The Jews have had a very strong influence in Brazil from the days soon after the first foreign settlements. They came as New Christians with the Portuguese, and more arrived later with the Dutch, who gave them religious freedom. They were mostly professionals: doctors, engineers, lawyers, scientists and navigators. They were also wealthy and acted as financiers. These features of the Jewish community gave them influence, and they were able to play a significant role in the early development of what is now Brazil.
The story of the Jews in Brazilian history is long and runs deep. This article will not attempt to tell the whole story, but will give an overview.
The Jews in Portugal
Prior to the Portuguese Inquisition in 1536, the Jews in Portugal lived side-by-side with Christians, Arabs and those of other cultures in an age of prosperity and peace. Their influence over the Portuguese in Europe was great in the 15th and 16th centuries. The well-educated Jews expanded Portuguese horizons and knowledge of the world. Their knowledge helped in the design of better ships; and their understanding of astronomy and mathematics lead to improvements in marine navigation. These advances allowed the Portuguese to explore the new world.
The Portuguese Inquisition came long after the Spanish started theirs in 1470. The Spanish version promoted religious intolerance and the idea of Catholic orthodoxy, which demanded conversion of faith or expulsion, but initially the Portuguese resisted pressure to adopt similar policies. Instead, they tolerated those who added such wealth and value to their country. Royal marriages between the Portuguese and Spanish put an end to this, and in December 1496 the expulsion of Moors and Jews from Portuguese territory began.
The loss of labour and capital drained the Portuguese economy. Eventually, the King stopped the exodus and chose instead forced baptism to ensure the religious conversion of the Jews to New Christians, and they were prohibited from leaving the kingdom.

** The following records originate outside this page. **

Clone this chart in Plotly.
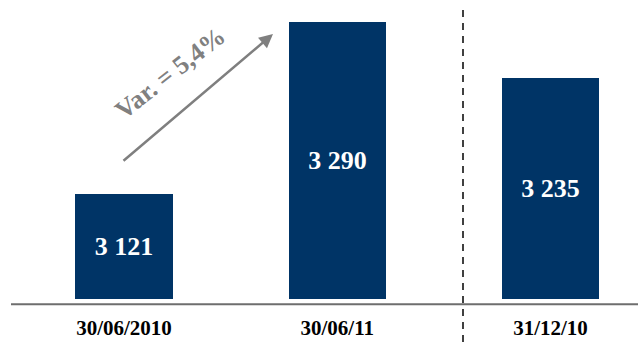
import plotly.graph_objects as go

categories = ["30/06/2010", "30/06/11", "31/12/10"]
values = [3121, 3290, 3235]
value_labels = [f"{v:,}".replace(",", " ") for v in values]
variation_label = "Var. = 5,4%"

W, H = 638, 347
MB = 48
plot_h = H - MB

bar_color = "#003466"
serif = "Liberation Serif"

ppu = 1.02
base_val = 3018.5

fig = go.Figure()
fig.add_trace(go.Bar(
    x=[0, 1, 2], y=[v - base_val for v in values], base=base_val, width=0.455,
    marker=dict(color=bar_color, line=dict(width=0)),
    text=value_labels, textposition="inside", insidetextanchor="middle",
    textangle=0,
    textfont=dict(family=serif, size=26, color="white", weight="bold"),
    cliponaxis=False, hoverinfo="skip",
))

def px_x(p):
    return p / W

def px_y(p):
    return (plot_h - p) / plot_h

# baseline axis line
fig.add_shape(type="line", xref="paper", yref="paper",
              x0=px_x(11), x1=1.0, y0=px_y(304.3), y1=px_y(304.3),
              line=dict(color="#6e6e6e", width=2))
# dashed separator
fig.add_shape(type="line", xref="paper", yref="paper",
              x0=px_x(463), x1=px_x(463), y0=px_y(10), y1=px_y(347),
              line=dict(color="#404040", width=2, dash="7px,6px"))

# arrow
fig.add_annotation(xref="paper", yref="paper", x=px_x(273), y=px_y(34),
                   ax=122 - 273, ay=162 - 34, axref="pixel", ayref="pixel",
                   text="", showarrow=True, arrowhead=2, arrowsize=1.1,
                   arrowwidth=2.5, arrowcolor="#7f7f7f")
# variation text
fig.add_annotation(xref="paper", yref="paper", x=px_x(170), y=px_y(74),
                   text=variation_label, showarrow=False, textangle=-38,
                   font=dict(family=serif, size=26, color="#808080", weight="bold"),
                   xanchor="center", yanchor="middle")

fig.update_layout(
    width=W, height=H,
    margin=dict(l=0, r=0, t=0, b=MB),
    paper_bgcolor="white", plot_bgcolor="white",
    showlegend=False,
    bargap=0,
    xaxis=dict(range=[-124 / 213.25, (W - 124) / 213.25],
               tickvals=[0, 1, 2], ticktext=categories,
               tickfont=dict(family=serif, size=21, color="black", weight="bold"),
               showgrid=False, zeroline=False, showline=False, ticks="",
               ticklabelstandoff=14, fixedrange=True),
    yaxis=dict(range=[base_val, base_val + plot_h / ppu], visible=False,
               showgrid=False, zeroline=False, fixedrange=True),
)

fig.write_html("out.html", config={"displayModeBar": False},
               post_script="document.body.style.margin='0';document.body.style.overflow='hidden';")
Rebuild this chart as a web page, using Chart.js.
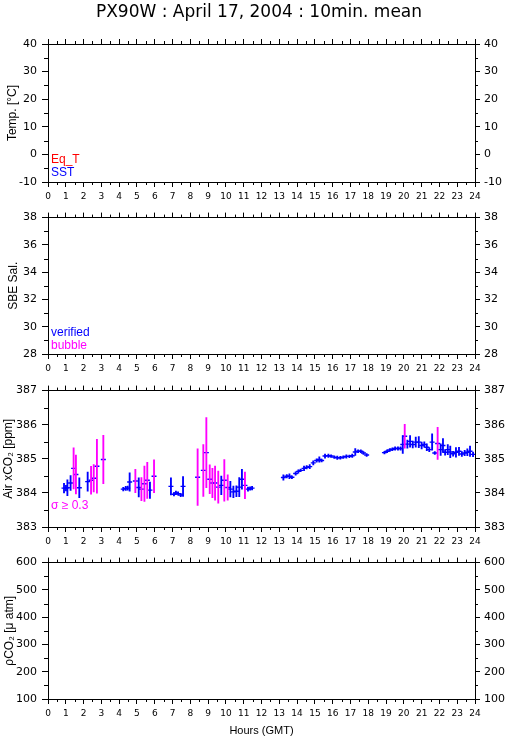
<!DOCTYPE html>
<html>
<head>
<meta charset="utf-8">
<script src="https://cdn.jsdelivr.net/npm/chart.js@4.4.1/dist/chart.umd.min.js"></script>
<style>
  body { margin: 0; background: #fff; width: 509px; height: 739px; position: relative; overflow: hidden; }
  canvas { position: absolute; left: 0; }
</style>
</head>
<body>
<canvas id="tempChart" width="509" height="206" style="top:0px"></canvas>
<canvas id="salChart" width="509" height="172" style="top:206px"></canvas>
<canvas id="co2Chart" width="509" height="172" style="top:379px"></canvas>
<canvas id="pco2Chart" width="509" height="188" style="top:551px"></canvas>
<script>
/* ====== Data ====== */
const hourTicks = [0,1,2,3,4,5,6,7,8,9,10,11,12,13,14,15,16,17,18,19,20,21,22,23,24];
const tempTicks = [-10, 0, 10, 20, 30, 40];
const salTicks = [28, 30, 32, 34, 36, 38];
const co2Ticks = [383, 384, 385, 386, 387];
const pco2Ticks = [100, 200, 300, 400, 500, 600];

// 10 min means of air xCO2, and their standard deviation
const co2Hours = [
  0.90, 1.01, 1.09, 1.27, 1.44, 1.57, 1.76, 2.23, 2.42, 2.57, 2.75, 3.11,
  4.23, 4.37, 4.48, 4.59, 4.91, 5.10, 5.25, 5.42, 5.58, 5.73, 5.96,
  6.91, 7.08, 7.19, 7.31, 7.46, 7.59,
  8.41, 8.73, 8.90, 9.09, 9.24, 9.39, 9.57, 9.74, 9.91, 10.10, 10.25, 10.42, 10.59, 10.75, 10.90, 11.07, 11.24, 11.36, 11.47,
  13.23, 13.42, 13.57, 13.71, 13.92, 14.07, 14.20, 14.39, 14.54, 14.71, 14.91, 15.10, 15.25, 15.38, 15.57,
  15.76, 15.91, 16.09, 16.26, 16.43, 16.60, 16.77, 16.94, 17.10, 17.27, 17.43, 17.58, 17.73, 17.91,
  18.91, 19.06, 19.21, 19.36, 19.51, 19.67, 19.82, 19.94, 20.05, 20.20, 20.35, 20.50, 20.67, 20.84, 21.00,
  21.15, 21.29, 21.43, 21.59, 21.74, 21.90, 22.07, 22.20, 22.32, 22.47, 22.61, 22.77, 22.93, 23.10, 23.26,
  23.42, 23.57, 23.72, 23.89
];
const co2Mean = [
  384.14, 384.14, 384.15, 384.29, 384.72, 384.54, 384.15, 384.33, 384.37, 384.43, 384.78, 384.98,
  384.11, 384.13, 384.14, 384.32, 384.35, 384.16, 384.11, 384.27, 384.37, 384.08, 384.49,
  384.19, 383.96, 384.00, 383.98, 383.94, 384.19,
  384.46, 384.66, 385.18, 384.40, 384.29, 384.29, 384.17, 384.22, 384.37, 384.16, 384.11, 384.03, 384.05, 384.17, 384.40, 384.22, 384.11, 384.13, 384.14,
  384.45, 384.49, 384.49, 384.46, 384.57, 384.63, 384.66, 384.72, 384.75, 384.77, 384.88, 384.95, 384.98, 384.95, 385.08,
  385.09, 385.08, 385.05, 385.03, 385.03, 385.05, 385.07, 385.07, 385.09, 385.20, 385.22, 385.22, 385.17, 385.11,
  385.18, 385.22, 385.26, 385.28, 385.30, 385.30, 385.30, 385.42, 385.66, 385.43, 385.51, 385.42, 385.49, 385.49, 385.39,
  385.42, 385.34, 385.27, 385.49, 385.17, 385.45, 385.27, 385.39, 385.19, 385.27, 385.20, 385.15, 385.19, 385.22, 385.14,
  385.17, 385.19, 385.22, 385.13
];
const co2Sigma = [
  0.14, 0.08, 0.23, 0.22, 0.60, 0.57, 0.29, 0.28, 0.41, 0.40, 0.79, 0.71,
  0.05, 0.06, 0.06, 0.27, 0.34, 0.28, 0.34, 0.52, 0.53, 0.24, 0.48,
  0.25, 0.05, 0.05, 0.05, 0.05, 0.29,
  0.83, 0.76, 1.03, 0.42, 0.43, 0.50, 0.47, 0.27, 0.61, 0.37, 0.23, 0.17, 0.16, 0.28, 0.29, 0.39, 0.06, 0.05, 0.05,
  0.08, 0.05, 0.07, 0.04, 0.05, 0.05, 0.04, 0.07, 0.05, 0.06, 0.06, 0.05, 0.08, 0.04, 0.06,
  0.05, 0.04, 0.04, 0.05, 0.04, 0.04, 0.05, 0.04, 0.05, 0.10, 0.04, 0.04, 0.04, 0.04,
  0.04, 0.04, 0.04, 0.04, 0.05, 0.05, 0.05, 0.26, 0.35, 0.12, 0.17, 0.10, 0.15, 0.16, 0.10,
  0.08, 0.10, 0.06, 0.24, 0.04, 0.47, 0.17, 0.20, 0.08, 0.15, 0.17, 0.07, 0.14, 0.12, 0.07,
  0.08, 0.10, 0.15, 0.07
];
const SIGMA_LIMIT = 0.3;

/* ====== Colours ====== */
const BLUE = "#0000ff";
const MAGENTA = "#ff00ff";
const RED = "#ff0000";

Chart.defaults.font.family = "DejaVu Sans";
Chart.defaults.color = "#000";

/* ====== Plugins ====== */
// short ticks half way between the labelled ones
const minorTicks = {
  id: "minorTicks",
  afterDraw(chart, args, o) {
    const { ctx, chartArea: a } = chart;
    ctx.save();
    ctx.strokeStyle = "#000";
    ctx.lineWidth = 1;
    ctx.beginPath();
    Object.values(chart.scales).forEach(s => {
      const step = s.axis === "x" ? o.x : o.y;
      for (let v = s.min + step; v < s.max - 1e-9; v += 2 * step) {
        const p = Math.round(s.getPixelForValue(v)) + 0.5;
        if (s.position === "bottom") { ctx.moveTo(p, a.bottom); ctx.lineTo(p, a.bottom + 3); }
        if (s.position === "top") { ctx.moveTo(p, a.top); ctx.lineTo(p, a.top - 3); }
        if (s.position === "left") { ctx.moveTo(a.left, p); ctx.lineTo(a.left - 4, p); }
        if (s.position === "right") { ctx.moveTo(a.right, p); ctx.lineTo(a.right + 3, p); }
      }
    });
    ctx.stroke();
    ctx.restore();
  }
};

const panelText = {
  id: "panelText",
  afterDraw(chart, args, o) {
    const ctx = chart.ctx;
    (o.items || []).forEach(t => {
      ctx.save();
      ctx.font = t.font || '12px "Liberation Sans"';
      ctx.fillStyle = t.color || "#000";
      ctx.textAlign = t.align || "left";
      ctx.textBaseline = "alphabetic";
      ctx.fillText(t.text, t.x, t.y);
      ctx.restore();
    });
  }
};

/* ====== Panel builder ====== */
function makePanel(id, p) {
  const yAxis = (pos, tl, pad, w) => ({
    type: "linear",
    position: pos,
    min: p.yTicks[0],
    max: p.yTicks[p.yTicks.length - 1],
    afterBuildTicks: s => { s.ticks = p.yTicks.map(v => ({ value: v })); },
    ticks: { padding: pad, font: { size: 11 } },
    grid: { drawOnChartArea: false, tickLength: tl, color: "#000" },
    border: { color: "#000" },
    title: pos === "left"
      ? { display: true, text: p.yTitle, font: { family: "Liberation Sans", size: 12 }, padding: { top: p.titlePad, bottom: 0 } }
      : { display: false },
    afterFit: s => { s.width = w; }
  });
  const xAxis = (pos, h) => ({
    type: "linear",
    position: pos,
    min: 0,
    max: 24,
    offset: false,
    afterBuildTicks: s => { s.ticks = hourTicks.map(v => ({ value: v })); },
    ticks: { display: pos === "bottom", autoSkip: false, maxRotation: 0, padding: 4, font: { size: 9 } },
    grid: { drawOnChartArea: false, offset: false, tickLength: 5, color: "#000" },
    border: { color: "#000" },
    title: pos === "bottom" && p.xTitle
      ? { display: true, text: p.xTitle, font: { family: "Liberation Sans", size: 11 }, padding: { top: 0, bottom: 1 } }
      : { display: false },
    afterFit: s => { s.height = h; }
  });

  return new Chart(document.getElementById(id), {
    type: p.type || "scatter",
    data: { datasets: p.datasets || [] },
    options: {
      responsive: false,
      animation: false,
      events: [],
      layout: { padding: { top: p.padTop || 0, left: 0, right: 0, bottom: 0 } },
      scales: {
        x: xAxis("bottom", p.bottomH || 24),
        xTop: xAxis("top", 10),
        y: yAxis("left", 6, 5, 48),
        yR: yAxis("right", 5, 4, 34)
      },
      plugins: {
        legend: { display: false },
        tooltip: { enabled: false },
        minorTicks: { x: 0.5, y: p.minorY },
        panelText: { items: p.texts || [] }
      }
    },
    plugins: [minorTicks, panelText]
  });
}

/* ====== Panels ====== */
makePanel("tempChart", {
  yTicks: tempTicks, minorY: 5, yTitle: "Temp. [°C]", titlePad: 5, padTop: 34,
  texts: [
    { text: "PX90W : April 17, 2004 : 10min. mean", x: 259, y: 17, align: "center", font: '17px "DejaVu Sans"' },
    { text: "Eq_T", x: 51, y: 163, color: RED },
    { text: "SST", x: 51, y: 175.5, color: BLUE }
  ]
});

makePanel("salChart", {
  yTicks: salTicks, minorY: 1, yTitle: "SBE Sal.", titlePad: 6.5,
  texts: [
    { text: "verified", x: 51, y: 130, color: BLUE },
    { text: "bubble", x: 51, y: 143, color: MAGENTA }
  ]
});

makePanel("co2Chart", {
  type: "bar",
  yTicks: co2Ticks, minorY: 0.5, yTitle: "Air xCO₂ [ppm]", titlePad: 1,
  texts: [{ text: "σ ≥ 0.3", x: 51, y: 129.5, color: MAGENTA }],
  datasets: [
    {
      type: "bar",
      data: co2Hours.map((h, i) => ({ x: h, y: [co2Mean[i] - co2Sigma[i], co2Mean[i] + co2Sigma[i]] })),
      backgroundColor: c => co2Sigma[c.dataIndex] >= SIGMA_LIMIT ? MAGENTA : BLUE,
      borderWidth: 0,
      barThickness: 1.2,
      grouped: false
    },
    {
      type: "scatter",
      data: co2Hours.map((h, i) => ({ x: h, y: co2Mean[i] })),
      pointStyle: "line",
      radius: 2.5,
      borderColor: BLUE,
      borderWidth: 1.4,
      showLine: false
    }
  ]
});

makePanel("pco2Chart", {
  yTicks: pco2Ticks, minorY: 50, yTitle: "ρCO₂ [μ atm]", titlePad: 2,
  xTitle: "Hours (GMT)", bottomH: 40
});
</script>
</body>
</html>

Forced to stay, they were isolated and persecuted, and in 1506 many in Lisbon were massacred. Soon after, the King used the law to declare equality between new and old Christians since they were all of the same religion. The Jews were allowed to leave ghettos and integrate.
When the King asked the Pope for the Inquisition for Portugal in 1515, under pressure from the clergy and from Spain, the Jews had little to fear. By then they were Christians. The first Inquisitor was not in place until 1531. He immediately mistrusted the convictions of the New Christians and prohibited them from leaving the Kingdom until 1538. It was during these years that the Portuguese discovered and began occupying the Brazilian territory.
The first Jews in Brazil
Given that the Jews were not allowed to leave the Kingdom of Portugal during the early years of the Portuguese occupancy of Brazil, how can we explain the presence of New Christians in Brazil at this time? In fact, the explanation is simple; Portugal and Brazil were considered the same kingdom. Some came with Duarte Coelho, the first captaincy of Brazil. Coelho himself gave land grants for the construction of sugar mills to New Christians.

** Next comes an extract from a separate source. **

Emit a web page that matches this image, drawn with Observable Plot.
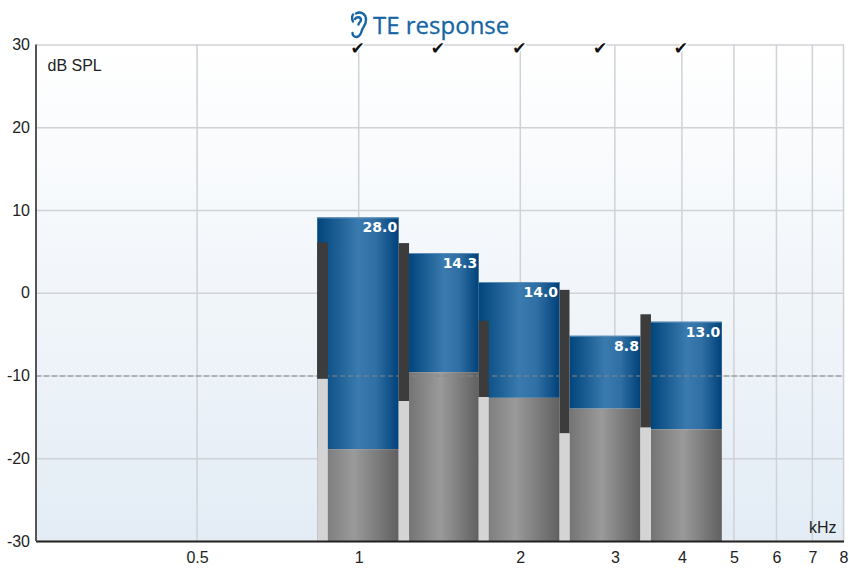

In the early years, and for almost half a century, Brazil was something of a haven for the New Christians. The wealth and competency of the Jews mattered more to the early colonisers than faith. In a short time they got rich and were well integrated in society. In Olinda, one of the first urban settlements of the New World, Christians and Jews, passing for Christians, lived together.
When the Inquisition finally came to Brazil in 1593, and the accompanying denunciations began, the time of living in close proximity with each other resulted in great problems for many Jews. The fact that everyone knew the details of each others’ lives turned out to be a curse. Fear and mistrust soon gripped the city, dividing those who had lived in relative peace.
The Inquisition came and went, but fear and mistrust between old and new Christians lingered.
The second wave of Jewish settlers
In 1630 the heavily armed, Dutch owned, West Indies Company came to Pernambuco. With it came many Jews, many of which were the relatives of those who had fled Spain and Portugal for Amsterdam over a century earlier. The Dutch abandoned and burnt Olinda in 1631, settling instead in Recife, believing the port to be of greater strategic and commercial importance. The Jews at that time settled in Goat Street, also known as Jew Street. The street was almost entirely occupied by Jews, and a synagogue was established, the first in the Americas. The Dutch, being far more tolerant, permitted the freedom of religious worship.
With the departure of the Dutch Governor Mauricio Nassau in 1644, the freedoms enjoyed by the Jews began to diminish immediately. This happened as the Portuguese fought many battles to regain control. During this time starvation was a real problem, but greater problems faced the Jews in 1654 when the Portuguese-Brazilians won the battle, and Jews were given three months to leave, unless they pledged allegiance to Portugal. The dream of freedom and a good life was over.